I have a dataframe of User IDs and Tags as shown below under 'Current Data' .
The Goal:
I want to be able to duplicate records per each value under the tags column. As you can see in the target output, user ID 21 is repeated 3x for each of the three tags that are in the source 'TAGS' - everything is duplicated except the Tag column - 1 Record per item in the comma separated list.
Issue:
I looked at using the SPLIT_TO_TABLE functionality in snowflake but it doesn't work in my use case as not all the tags are consistently in some kind of order and in some cases, the cell is also blank.
Current Data:
USER_ID CITY STATUS PPL TAGS
21 LA checked 6 bad ui/ux,dashboards/reporting,pricing
32 SD checked 9 buggy,laggy
21 ATL checked 9
234 MIA checked 5 glitchy, bad ui/ux, horrible
The target:
USER_ID CITY STATUS PPL TAGS
21 LA checked 6 bad ui/ux
21 LA checked 6 dashboards/reporting
21 LA checked 6 Pricing
32 SD checked 9 buggy
32 SD checked 9 laggy
21 ATL checked 9
234 MIA checked 5 glitchy
234 MIA checked 5 bad ui/ux
234 MIA checked 5 horrible
Sql:
select table1.value
from table(split_to_table('a.b', '.')) as table1
CodePudding user response:
SPLIT_TO_TABLE works. Below is the query using your sample data:
select USER_ID, CITY, STATUS, PPL, VALUE
from (values
(21,'LA','checked',6,'bad ui/ux,dashboards/reporting,pricing')

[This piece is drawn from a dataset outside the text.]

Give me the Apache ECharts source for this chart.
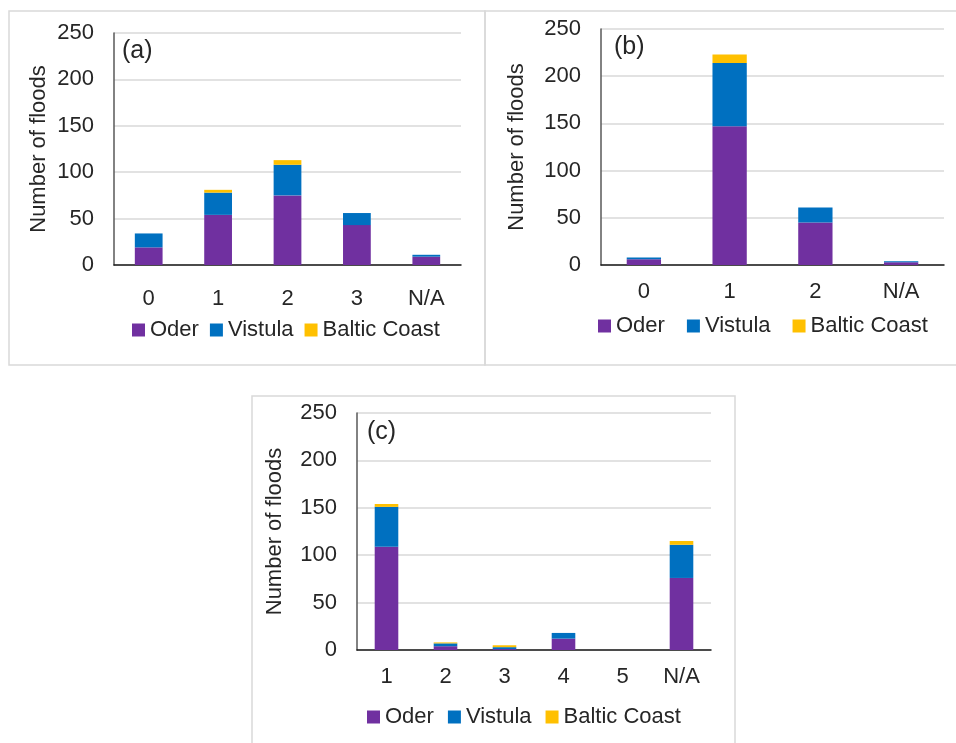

,(32,'SD','checked',9,'buggy,laggy')
,(21,'ATL','checked',9,'')
,(234,'MIA','checked',5,'glitchy, bad ui/ux, horrible')
) as tbl (USER_ID,CITY,STATUS,PPL,TAGS)
, lateral split_to_table(tbl.tags,',');
Result:
USER_ID CITY STATUS PPL VALUE
21 LA checked 6 bad ui/ux
21 LA checked 6 dashboards/reporting
21 LA checked 6 pricing
32 SD checked 9 buggy
32 SD checked 9 laggy
21 ATL checked 9
234 MIA checked 5 glitchy
234 MIA checked 5 bad ui/ux
234 MIA checked 5 horrible